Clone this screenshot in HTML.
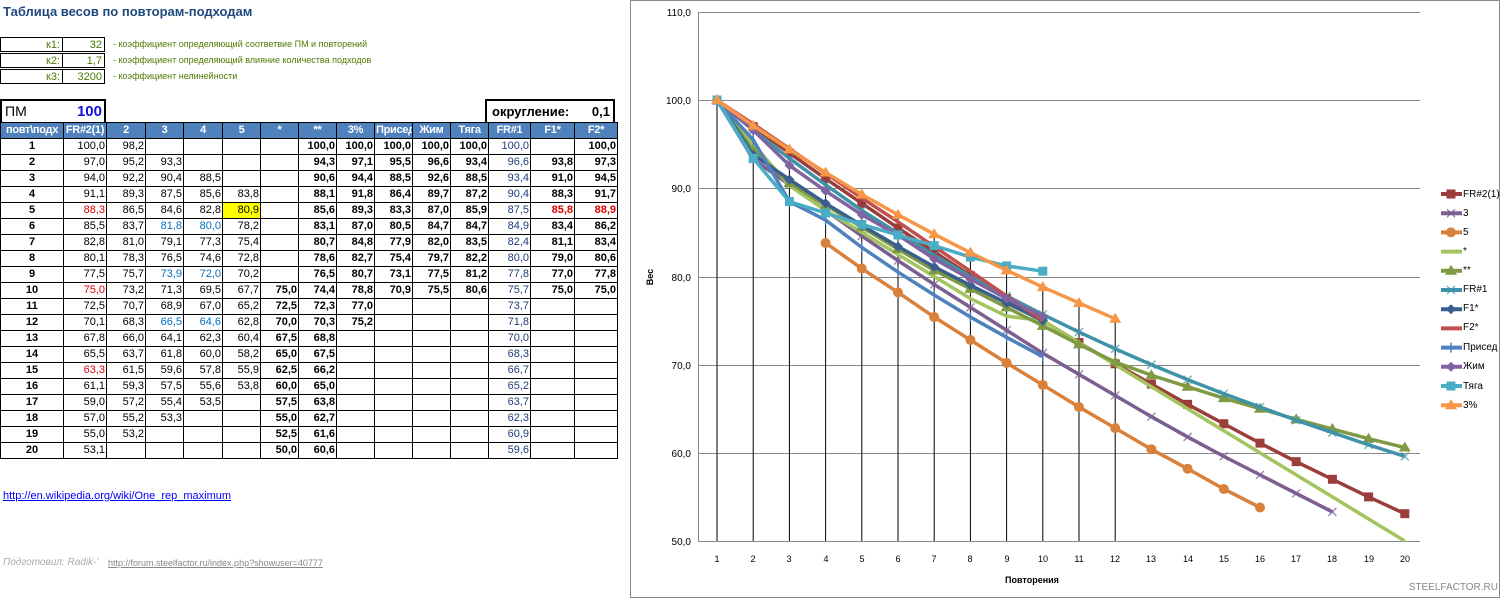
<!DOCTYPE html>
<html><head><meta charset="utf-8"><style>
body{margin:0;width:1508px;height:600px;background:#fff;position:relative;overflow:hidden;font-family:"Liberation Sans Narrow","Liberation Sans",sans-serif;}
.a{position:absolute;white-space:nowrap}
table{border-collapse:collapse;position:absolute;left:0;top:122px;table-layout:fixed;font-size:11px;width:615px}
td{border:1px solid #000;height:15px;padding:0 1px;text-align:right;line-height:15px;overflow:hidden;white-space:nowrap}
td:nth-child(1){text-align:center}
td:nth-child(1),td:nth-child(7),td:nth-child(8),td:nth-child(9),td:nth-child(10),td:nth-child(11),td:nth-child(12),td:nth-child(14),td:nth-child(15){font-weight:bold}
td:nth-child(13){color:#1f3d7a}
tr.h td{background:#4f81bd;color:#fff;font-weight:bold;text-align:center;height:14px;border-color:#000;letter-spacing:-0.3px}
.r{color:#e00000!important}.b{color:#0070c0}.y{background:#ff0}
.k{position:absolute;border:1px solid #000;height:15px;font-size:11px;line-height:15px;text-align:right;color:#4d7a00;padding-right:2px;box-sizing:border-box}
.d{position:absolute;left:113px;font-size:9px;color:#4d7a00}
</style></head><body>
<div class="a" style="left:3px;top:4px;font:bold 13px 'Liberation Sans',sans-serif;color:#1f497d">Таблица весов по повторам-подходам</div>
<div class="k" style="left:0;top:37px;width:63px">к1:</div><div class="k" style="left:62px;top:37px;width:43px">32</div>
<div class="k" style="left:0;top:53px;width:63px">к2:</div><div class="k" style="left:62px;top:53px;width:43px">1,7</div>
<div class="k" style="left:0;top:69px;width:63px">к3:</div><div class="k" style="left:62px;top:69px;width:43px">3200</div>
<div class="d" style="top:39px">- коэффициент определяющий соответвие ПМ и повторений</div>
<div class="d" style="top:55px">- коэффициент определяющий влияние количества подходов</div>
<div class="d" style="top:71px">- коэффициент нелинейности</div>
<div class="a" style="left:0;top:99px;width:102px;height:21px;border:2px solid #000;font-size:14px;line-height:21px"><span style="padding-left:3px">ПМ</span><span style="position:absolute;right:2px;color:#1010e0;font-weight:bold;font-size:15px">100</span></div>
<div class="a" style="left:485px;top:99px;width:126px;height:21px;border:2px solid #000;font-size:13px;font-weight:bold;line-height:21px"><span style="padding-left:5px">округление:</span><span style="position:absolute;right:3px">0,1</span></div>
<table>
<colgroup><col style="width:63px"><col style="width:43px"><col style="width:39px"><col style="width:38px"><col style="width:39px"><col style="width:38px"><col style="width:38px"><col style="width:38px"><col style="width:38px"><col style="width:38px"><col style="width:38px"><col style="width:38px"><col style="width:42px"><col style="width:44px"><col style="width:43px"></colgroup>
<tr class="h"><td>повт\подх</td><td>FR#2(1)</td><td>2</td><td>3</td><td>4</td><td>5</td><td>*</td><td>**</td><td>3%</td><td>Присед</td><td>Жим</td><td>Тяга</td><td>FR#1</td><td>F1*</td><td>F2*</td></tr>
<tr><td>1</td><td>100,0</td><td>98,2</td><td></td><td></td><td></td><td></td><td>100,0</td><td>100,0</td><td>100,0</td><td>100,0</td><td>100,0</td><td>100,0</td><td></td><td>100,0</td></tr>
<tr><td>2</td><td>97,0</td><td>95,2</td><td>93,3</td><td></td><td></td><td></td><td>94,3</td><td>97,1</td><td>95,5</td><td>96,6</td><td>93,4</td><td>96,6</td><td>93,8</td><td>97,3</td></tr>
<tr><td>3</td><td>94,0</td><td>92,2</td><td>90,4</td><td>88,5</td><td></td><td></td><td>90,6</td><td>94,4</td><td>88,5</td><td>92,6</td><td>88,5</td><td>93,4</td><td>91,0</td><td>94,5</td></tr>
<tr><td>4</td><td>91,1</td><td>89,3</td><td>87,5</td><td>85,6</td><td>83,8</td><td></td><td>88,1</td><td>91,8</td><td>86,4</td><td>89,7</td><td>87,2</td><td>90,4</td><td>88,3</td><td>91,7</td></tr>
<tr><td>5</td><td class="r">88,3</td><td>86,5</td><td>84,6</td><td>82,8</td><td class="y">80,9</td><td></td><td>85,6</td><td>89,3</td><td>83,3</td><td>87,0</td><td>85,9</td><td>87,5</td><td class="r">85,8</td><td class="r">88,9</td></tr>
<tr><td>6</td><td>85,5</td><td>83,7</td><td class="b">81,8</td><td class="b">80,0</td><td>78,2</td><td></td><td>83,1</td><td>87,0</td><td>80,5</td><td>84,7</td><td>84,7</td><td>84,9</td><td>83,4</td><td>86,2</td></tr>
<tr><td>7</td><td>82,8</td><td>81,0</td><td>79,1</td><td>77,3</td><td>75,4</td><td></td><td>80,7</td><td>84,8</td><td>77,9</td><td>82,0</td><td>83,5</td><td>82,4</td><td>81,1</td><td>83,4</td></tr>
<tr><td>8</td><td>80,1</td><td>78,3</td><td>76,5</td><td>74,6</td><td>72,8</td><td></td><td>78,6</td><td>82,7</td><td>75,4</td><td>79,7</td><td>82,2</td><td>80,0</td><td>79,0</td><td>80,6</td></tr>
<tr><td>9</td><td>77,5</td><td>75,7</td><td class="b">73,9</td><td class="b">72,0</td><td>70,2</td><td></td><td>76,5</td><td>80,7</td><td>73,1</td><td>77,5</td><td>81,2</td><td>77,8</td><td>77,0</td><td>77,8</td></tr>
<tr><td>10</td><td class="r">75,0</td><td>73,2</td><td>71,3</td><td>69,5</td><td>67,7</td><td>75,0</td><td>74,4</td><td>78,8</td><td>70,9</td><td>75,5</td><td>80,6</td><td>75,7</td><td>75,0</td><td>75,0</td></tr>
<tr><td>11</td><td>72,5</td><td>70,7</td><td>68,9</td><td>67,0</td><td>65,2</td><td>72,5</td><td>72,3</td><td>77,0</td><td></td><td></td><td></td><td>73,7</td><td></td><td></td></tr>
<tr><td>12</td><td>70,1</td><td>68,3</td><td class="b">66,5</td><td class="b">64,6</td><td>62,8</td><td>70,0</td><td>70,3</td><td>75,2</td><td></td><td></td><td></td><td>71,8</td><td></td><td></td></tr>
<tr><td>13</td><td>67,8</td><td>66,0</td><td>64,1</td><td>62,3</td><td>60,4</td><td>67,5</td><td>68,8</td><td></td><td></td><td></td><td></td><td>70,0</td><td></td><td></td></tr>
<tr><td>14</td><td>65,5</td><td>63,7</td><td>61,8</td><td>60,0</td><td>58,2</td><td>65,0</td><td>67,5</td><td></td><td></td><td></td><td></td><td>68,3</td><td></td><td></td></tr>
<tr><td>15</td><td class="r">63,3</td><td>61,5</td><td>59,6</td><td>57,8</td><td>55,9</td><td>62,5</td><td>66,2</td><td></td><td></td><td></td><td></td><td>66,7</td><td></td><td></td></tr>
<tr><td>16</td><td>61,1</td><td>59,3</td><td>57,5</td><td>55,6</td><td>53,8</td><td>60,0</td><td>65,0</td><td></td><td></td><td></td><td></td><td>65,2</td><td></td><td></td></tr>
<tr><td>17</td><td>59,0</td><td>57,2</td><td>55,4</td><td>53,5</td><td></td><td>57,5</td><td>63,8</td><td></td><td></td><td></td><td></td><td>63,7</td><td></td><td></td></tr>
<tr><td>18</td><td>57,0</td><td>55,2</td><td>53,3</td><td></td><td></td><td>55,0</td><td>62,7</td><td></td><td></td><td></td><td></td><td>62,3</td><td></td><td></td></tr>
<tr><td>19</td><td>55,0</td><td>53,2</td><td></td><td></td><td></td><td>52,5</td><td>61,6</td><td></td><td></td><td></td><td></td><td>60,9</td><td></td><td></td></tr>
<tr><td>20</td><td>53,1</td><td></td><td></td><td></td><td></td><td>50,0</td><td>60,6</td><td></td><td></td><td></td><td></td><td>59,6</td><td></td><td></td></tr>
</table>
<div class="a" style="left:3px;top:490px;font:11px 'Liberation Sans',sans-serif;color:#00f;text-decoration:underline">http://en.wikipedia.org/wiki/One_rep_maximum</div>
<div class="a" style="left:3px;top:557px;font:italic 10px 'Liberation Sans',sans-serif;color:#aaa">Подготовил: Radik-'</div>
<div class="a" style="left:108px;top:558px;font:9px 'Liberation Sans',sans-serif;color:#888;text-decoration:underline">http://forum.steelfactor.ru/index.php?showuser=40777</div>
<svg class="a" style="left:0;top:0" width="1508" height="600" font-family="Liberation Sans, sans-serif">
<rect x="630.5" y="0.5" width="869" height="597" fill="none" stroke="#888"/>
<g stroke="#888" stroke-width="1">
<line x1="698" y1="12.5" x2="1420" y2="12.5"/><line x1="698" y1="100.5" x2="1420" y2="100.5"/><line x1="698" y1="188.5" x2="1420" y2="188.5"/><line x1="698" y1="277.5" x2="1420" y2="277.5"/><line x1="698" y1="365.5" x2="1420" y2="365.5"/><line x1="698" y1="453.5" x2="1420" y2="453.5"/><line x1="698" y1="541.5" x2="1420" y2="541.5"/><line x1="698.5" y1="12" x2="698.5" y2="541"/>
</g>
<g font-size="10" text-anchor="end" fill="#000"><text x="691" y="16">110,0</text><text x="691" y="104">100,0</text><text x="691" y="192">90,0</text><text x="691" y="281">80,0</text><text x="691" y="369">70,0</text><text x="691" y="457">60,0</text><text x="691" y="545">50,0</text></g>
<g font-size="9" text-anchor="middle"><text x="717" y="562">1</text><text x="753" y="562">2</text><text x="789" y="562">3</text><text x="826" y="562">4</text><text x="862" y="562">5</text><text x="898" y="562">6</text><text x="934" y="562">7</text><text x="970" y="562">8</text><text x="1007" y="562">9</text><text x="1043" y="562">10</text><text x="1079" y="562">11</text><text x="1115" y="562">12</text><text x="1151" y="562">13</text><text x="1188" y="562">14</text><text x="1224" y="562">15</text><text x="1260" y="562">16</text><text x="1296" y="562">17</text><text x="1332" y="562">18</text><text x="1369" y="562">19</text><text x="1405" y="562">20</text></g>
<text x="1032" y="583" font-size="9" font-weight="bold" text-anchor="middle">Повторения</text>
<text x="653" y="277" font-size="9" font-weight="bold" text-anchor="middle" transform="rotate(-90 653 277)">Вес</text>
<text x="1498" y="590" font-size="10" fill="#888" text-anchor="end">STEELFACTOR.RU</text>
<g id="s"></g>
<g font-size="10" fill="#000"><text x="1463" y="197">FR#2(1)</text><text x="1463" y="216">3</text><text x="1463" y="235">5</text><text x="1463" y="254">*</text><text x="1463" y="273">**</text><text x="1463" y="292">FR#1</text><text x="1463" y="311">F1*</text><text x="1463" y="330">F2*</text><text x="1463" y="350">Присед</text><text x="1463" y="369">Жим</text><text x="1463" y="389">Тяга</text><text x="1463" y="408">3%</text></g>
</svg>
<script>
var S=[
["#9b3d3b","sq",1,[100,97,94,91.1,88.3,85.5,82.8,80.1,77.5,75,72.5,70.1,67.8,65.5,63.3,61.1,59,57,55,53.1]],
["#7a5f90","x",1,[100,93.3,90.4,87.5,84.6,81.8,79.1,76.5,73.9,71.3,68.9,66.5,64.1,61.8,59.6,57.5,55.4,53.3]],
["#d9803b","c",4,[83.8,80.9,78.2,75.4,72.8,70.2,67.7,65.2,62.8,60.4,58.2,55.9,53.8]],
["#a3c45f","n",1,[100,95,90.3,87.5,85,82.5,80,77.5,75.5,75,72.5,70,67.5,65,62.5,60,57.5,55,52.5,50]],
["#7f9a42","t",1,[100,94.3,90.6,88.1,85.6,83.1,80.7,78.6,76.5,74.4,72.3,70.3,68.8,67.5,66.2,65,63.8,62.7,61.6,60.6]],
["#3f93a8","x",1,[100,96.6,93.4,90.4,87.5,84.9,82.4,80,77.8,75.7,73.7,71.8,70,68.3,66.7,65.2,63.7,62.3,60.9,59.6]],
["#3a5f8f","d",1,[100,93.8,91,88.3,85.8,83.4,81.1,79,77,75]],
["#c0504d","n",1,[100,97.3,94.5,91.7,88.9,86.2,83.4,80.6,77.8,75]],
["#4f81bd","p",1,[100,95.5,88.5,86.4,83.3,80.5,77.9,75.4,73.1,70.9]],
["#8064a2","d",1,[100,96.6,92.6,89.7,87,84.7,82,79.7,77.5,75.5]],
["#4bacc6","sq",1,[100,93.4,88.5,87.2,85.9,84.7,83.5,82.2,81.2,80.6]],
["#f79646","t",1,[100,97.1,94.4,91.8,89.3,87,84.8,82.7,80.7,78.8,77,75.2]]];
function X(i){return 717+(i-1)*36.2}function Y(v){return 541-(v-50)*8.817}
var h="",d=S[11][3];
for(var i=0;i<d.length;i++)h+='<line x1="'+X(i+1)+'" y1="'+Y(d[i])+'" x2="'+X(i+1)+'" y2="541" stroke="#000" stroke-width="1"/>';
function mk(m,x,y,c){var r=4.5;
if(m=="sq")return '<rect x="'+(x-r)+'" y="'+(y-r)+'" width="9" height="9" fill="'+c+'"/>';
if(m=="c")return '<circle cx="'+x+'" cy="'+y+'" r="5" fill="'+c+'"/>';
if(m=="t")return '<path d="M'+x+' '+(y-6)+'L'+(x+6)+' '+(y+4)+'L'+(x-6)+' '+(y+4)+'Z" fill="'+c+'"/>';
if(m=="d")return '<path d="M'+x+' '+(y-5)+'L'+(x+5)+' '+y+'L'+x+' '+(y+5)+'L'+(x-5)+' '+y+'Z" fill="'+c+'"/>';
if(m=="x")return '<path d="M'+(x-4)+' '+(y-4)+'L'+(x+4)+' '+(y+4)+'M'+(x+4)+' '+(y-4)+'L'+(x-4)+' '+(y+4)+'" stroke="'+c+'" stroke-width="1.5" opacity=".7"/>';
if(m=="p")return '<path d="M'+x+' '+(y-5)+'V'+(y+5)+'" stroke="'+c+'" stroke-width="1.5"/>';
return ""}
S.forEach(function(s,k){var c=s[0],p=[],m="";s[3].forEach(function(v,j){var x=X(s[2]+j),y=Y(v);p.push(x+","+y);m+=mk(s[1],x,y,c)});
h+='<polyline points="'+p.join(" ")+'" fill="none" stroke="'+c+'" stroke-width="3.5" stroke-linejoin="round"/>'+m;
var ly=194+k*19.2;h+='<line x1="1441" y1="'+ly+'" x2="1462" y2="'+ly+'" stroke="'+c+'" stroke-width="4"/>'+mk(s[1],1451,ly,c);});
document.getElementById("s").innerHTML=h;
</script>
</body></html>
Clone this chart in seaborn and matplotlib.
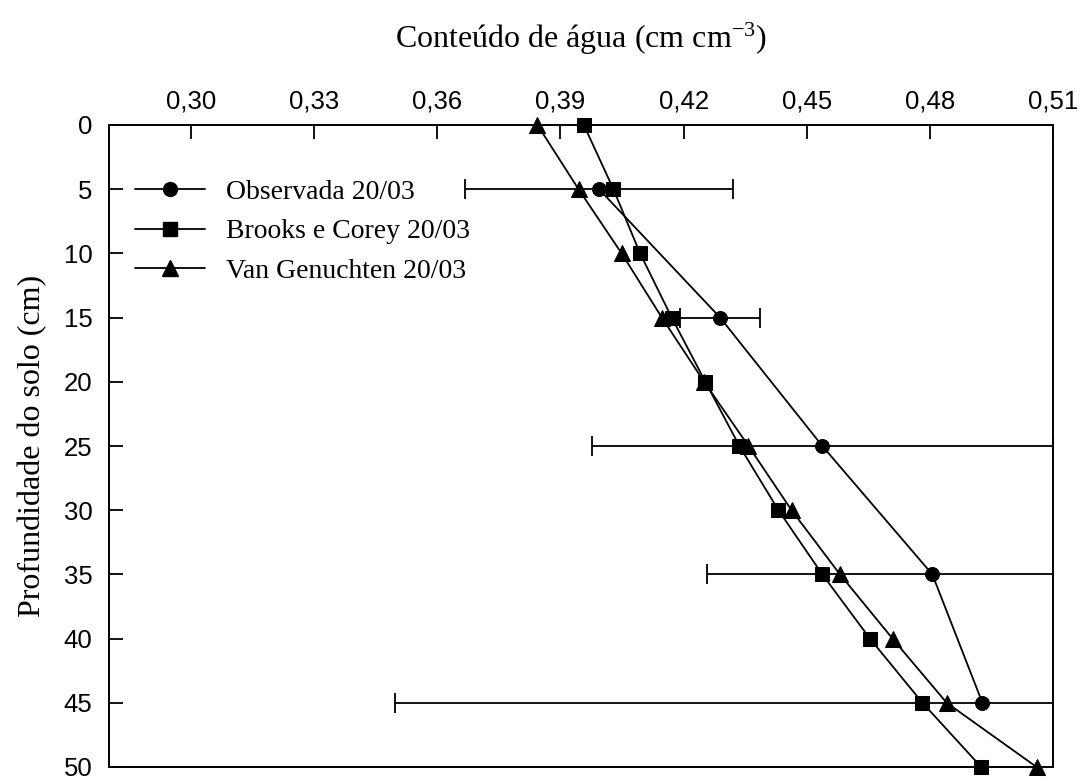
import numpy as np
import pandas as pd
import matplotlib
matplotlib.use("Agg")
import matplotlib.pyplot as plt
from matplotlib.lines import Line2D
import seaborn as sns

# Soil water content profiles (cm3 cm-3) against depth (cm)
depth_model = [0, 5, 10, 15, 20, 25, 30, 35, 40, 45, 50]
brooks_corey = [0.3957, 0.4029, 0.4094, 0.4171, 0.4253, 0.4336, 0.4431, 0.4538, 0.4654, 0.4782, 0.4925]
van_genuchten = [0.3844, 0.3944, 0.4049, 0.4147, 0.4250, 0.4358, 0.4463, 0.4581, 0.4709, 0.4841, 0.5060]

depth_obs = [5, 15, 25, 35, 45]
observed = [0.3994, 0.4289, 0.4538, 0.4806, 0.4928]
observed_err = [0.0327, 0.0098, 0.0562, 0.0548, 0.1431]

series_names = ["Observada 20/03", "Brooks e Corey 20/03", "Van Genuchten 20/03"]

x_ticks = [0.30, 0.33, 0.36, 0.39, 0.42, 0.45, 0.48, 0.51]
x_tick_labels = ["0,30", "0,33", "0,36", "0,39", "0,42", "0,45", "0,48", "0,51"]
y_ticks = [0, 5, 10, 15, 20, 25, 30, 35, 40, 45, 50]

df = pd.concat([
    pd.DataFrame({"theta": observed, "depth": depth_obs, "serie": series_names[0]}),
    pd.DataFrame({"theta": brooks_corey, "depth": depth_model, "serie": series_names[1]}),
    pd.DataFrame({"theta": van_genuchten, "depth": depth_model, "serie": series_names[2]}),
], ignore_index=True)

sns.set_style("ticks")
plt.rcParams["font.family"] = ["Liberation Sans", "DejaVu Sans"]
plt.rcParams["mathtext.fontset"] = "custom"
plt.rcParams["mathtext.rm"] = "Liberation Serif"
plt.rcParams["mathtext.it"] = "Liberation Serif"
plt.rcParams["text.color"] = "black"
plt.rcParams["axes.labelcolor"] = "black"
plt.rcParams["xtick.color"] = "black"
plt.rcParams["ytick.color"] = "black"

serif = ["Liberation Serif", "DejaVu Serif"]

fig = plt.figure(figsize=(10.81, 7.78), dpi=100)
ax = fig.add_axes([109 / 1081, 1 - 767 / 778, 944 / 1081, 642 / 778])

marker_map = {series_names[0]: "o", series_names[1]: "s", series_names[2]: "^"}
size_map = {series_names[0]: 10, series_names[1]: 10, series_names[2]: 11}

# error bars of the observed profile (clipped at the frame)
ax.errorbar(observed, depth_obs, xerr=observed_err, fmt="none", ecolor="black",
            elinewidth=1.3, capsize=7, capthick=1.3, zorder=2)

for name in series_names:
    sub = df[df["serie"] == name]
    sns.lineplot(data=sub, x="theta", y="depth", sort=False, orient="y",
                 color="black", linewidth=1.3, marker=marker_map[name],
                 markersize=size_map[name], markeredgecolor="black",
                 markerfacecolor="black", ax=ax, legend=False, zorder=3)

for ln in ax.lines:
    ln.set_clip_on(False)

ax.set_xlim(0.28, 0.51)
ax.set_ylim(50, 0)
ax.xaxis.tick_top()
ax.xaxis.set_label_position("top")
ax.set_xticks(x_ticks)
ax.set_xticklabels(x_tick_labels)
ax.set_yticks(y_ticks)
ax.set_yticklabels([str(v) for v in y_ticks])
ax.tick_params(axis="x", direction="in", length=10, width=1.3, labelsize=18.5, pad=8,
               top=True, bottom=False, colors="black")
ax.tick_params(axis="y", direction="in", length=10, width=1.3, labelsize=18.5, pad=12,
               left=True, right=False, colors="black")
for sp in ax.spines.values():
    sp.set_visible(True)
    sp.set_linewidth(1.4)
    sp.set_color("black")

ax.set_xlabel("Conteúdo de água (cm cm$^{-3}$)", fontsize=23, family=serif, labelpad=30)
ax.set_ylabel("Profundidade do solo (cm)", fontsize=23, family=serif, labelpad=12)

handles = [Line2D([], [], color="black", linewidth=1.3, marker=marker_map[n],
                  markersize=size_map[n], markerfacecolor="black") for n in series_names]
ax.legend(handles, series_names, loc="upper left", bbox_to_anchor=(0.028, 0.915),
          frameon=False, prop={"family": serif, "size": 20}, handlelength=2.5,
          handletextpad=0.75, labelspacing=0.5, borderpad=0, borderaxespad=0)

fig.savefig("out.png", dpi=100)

_Task description:_
Search the preceding listing for the word "seaborn" and pull out every line that holds it.

_Result for this exercise:_
Clone this chart in seaborn and matplotlib.
import seaborn as sns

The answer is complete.